== DATASET EXTRACT ==
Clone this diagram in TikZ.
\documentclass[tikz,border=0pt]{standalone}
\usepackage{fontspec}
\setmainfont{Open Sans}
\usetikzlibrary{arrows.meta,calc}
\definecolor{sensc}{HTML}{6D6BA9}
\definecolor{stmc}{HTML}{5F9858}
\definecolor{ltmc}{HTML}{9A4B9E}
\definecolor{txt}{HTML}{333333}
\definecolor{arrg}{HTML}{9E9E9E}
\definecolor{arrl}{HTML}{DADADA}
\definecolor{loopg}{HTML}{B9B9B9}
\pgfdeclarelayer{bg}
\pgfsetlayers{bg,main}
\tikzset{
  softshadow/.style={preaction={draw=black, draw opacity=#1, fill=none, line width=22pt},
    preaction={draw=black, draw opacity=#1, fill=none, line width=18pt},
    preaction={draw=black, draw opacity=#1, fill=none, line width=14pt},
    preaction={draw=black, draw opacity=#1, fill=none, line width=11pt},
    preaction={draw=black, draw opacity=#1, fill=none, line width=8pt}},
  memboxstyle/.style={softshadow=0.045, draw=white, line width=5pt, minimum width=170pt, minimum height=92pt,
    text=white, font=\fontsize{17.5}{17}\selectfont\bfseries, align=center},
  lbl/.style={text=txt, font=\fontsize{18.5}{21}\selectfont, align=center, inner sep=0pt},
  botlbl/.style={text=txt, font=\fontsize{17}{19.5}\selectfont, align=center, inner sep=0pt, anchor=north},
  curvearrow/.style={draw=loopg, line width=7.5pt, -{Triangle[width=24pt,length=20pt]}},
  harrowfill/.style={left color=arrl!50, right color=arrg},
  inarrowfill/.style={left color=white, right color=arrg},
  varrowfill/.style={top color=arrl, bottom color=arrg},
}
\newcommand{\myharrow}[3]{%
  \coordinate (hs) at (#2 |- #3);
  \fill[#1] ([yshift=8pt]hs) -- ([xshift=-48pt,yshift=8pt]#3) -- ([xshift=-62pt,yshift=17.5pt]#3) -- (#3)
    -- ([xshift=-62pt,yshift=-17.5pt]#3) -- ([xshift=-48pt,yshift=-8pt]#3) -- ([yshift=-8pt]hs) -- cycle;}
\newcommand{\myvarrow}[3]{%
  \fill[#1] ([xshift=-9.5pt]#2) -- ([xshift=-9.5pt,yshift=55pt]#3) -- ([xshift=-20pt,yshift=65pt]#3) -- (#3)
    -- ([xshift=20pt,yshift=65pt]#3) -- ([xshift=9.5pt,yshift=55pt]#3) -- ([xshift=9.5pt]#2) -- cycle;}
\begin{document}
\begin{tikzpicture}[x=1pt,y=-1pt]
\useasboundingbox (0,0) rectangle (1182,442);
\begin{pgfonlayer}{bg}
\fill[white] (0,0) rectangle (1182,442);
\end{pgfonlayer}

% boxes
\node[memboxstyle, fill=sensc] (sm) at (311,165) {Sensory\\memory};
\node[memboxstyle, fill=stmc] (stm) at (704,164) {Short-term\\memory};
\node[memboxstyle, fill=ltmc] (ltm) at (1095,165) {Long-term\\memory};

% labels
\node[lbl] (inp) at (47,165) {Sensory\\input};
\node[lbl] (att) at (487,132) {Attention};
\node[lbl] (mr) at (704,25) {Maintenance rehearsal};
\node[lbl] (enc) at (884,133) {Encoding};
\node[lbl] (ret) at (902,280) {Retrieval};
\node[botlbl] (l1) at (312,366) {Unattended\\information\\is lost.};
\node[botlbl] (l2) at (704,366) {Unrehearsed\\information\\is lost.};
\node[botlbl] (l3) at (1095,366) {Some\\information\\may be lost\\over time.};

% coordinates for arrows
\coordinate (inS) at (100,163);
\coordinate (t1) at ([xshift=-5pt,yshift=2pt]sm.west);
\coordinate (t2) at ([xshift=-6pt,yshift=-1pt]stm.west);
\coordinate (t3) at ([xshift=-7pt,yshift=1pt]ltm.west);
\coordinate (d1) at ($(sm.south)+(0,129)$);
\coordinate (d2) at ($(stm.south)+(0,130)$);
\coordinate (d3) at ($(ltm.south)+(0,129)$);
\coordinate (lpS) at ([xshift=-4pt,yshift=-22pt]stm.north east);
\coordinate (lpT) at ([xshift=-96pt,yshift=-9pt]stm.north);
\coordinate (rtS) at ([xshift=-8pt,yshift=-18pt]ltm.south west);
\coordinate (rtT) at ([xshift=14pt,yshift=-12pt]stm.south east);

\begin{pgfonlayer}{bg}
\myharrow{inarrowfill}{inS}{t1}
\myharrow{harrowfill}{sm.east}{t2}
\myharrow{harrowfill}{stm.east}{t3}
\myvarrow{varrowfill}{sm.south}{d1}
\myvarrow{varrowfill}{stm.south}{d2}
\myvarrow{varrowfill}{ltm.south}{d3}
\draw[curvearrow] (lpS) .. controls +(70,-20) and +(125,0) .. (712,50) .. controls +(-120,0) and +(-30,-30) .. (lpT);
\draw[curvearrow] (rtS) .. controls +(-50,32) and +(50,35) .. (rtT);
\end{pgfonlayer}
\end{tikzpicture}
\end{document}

== WHAT IS NEEDED ==
Using the data above, output each line exactly.

== CORRECT RESPONSE ==
Clone this diagram in TikZ.
\documentclass[tikz,border=0pt]{standalone}
\usepackage{fontspec}
\setmainfont{Open Sans}
\usetikzlibrary{arrows.meta,calc}
\definecolor{sensc}{HTML}{6D6BA9}
\definecolor{stmc}{HTML}{5F9858}
\definecolor{ltmc}{HTML}{9A4B9E}
\definecolor{txt}{HTML}{333333}
\definecolor{arrg}{HTML}{9E9E9E}
\definecolor{arrl}{HTML}{DADADA}
\definecolor{loopg}{HTML}{B9B9B9}
\pgfdeclarelayer{bg}
\pgfsetlayers{bg,main}
\tikzset{
  softshadow/.style={preaction={draw=black, draw opacity=#1, fill=none, line width=22pt},
    preaction={draw=black, draw opacity=#1, fill=none, line width=18pt},
    preaction={draw=black, draw opacity=#1, fill=none, line width=14pt},
    preaction={draw=black, draw opacity=#1, fill=none, line width=11pt},
    preaction={draw=black, draw opacity=#1, fill=none, line width=8pt}},
  memboxstyle/.style={softshadow=0.045, draw=white, line width=5pt, minimum width=170pt, minimum height=92pt,
    text=white, font=\fontsize{17.5}{17}\selectfont\bfseries, align=center},
  lbl/.style={text=txt, font=\fontsize{18.5}{21}\selectfont, align=center, inner sep=0pt},
  botlbl/.style={text=txt, font=\fontsize{17}{19.5}\selectfont, align=center, inner sep=0pt, anchor=north},
  curvearrow/.style={draw=loopg, line width=7.5pt, -{Triangle[width=24pt,length=20pt]}},
  harrowfill/.style={left color=arrl!50, right color=arrg},
  inarrowfill/.style={left color=white, right color=arrg},
  varrowfill/.style={top color=arrl, bottom color=arrg},
}
\newcommand{\myharrow}[3]{%
  \coordinate (hs) at (#2 |- #3);
  \fill[#1] ([yshift=8pt]hs) -- ([xshift=-48pt,yshift=8pt]#3) -- ([xshift=-62pt,yshift=17.5pt]#3) -- (#3)
    -- ([xshift=-62pt,yshift=-17.5pt]#3) -- ([xshift=-48pt,yshift=-8pt]#3) -- ([yshift=-8pt]hs) -- cycle;}
\newcommand{\myvarrow}[3]{%
  \fill[#1] ([xshift=-9.5pt]#2) -- ([xshift=-9.5pt,yshift=55pt]#3) -- ([xshift=-20pt,yshift=65pt]#3) -- (#3)
    -- ([xshift=20pt,yshift=65pt]#3) -- ([xshift=9.5pt,yshift=55pt]#3) -- ([xshift=9.5pt]#2) -- cycle;}
\begin{document}
\begin{tikzpicture}[x=1pt,y=-1pt]
\useasboundingbox (0,0) rectangle (1182,442);
\begin{pgfonlayer}{bg}
\fill[white] (0,0) rectangle (1182,442);
\end{pgfonlayer}

% boxes
\node[memboxstyle, fill=sensc] (sm) at (311,165) {Sensory\\memory};
\node[memboxstyle, fill=stmc] (stm) at (704,164) {Short-term\\memory};
\node[memboxstyle, fill=ltmc] (ltm) at (1095,165) {Long-term\\memory};

% labels
\node[lbl] (inp) at (47,165) {Sensory\\input};
\node[lbl] (att) at (487,132) {Attention};
\node[lbl] (mr) at (704,25) {Maintenance rehearsal};
\node[lbl] (enc) at (884,133) {Encoding};
\node[lbl] (ret) at (902,280) {Retrieval};
\node[botlbl] (l1) at (312,366) {Unattended\\information\\is lost.};
\node[botlbl] (l2) at (704,366) {Unrehearsed\\information\\is lost.};
\node[botlbl] (l3) at (1095,366) {Some\\information\\may be lost\\over time.};

% coordinates for arrows
\coordinate (inS) at (100,163);
\coordinate (t1) at ([xshift=-5pt,yshift=2pt]sm.west);
\coordinate (t2) at ([xshift=-6pt,yshift=-1pt]stm.west);
\coordinate (t3) at ([xshift=-7pt,yshift=1pt]ltm.west);
\coordinate (d1) at ($(sm.south)+(0,129)$);
\coordinate (d2) at ($(stm.south)+(0,130)$);
\coordinate (d3) at ($(ltm.south)+(0,129)$);
\coordinate (lpS) at ([xshift=-4pt,yshift=-22pt]stm.north east);
\coordinate (lpT) at ([xshift=-96pt,yshift=-9pt]stm.north);
\coordinate (rtS) at ([xshift=-8pt,yshift=-18pt]ltm.south west);
\coordinate (rtT) at ([xshift=14pt,yshift=-12pt]stm.south east);

\begin{pgfonlayer}{bg}
\myharrow{inarrowfill}{inS}{t1}
\myharrow{harrowfill}{sm.east}{t2}
\myharrow{harrowfill}{stm.east}{t3}
\myvarrow{varrowfill}{sm.south}{d1}
\myvarrow{varrowfill}{stm.south}{d2}
\myvarrow{varrowfill}{ltm.south}{d3}
\draw[curvearrow] (lpS) .. controls +(70,-20) and +(125,0) .. (712,50) .. controls +(-120,0) and +(-30,-30) .. (lpT);
\draw[curvearrow] (rtS) .. controls +(-50,32) and +(50,35) .. (rtT);
\end{pgfonlayer}
\end{tikzpicture}
\end{document}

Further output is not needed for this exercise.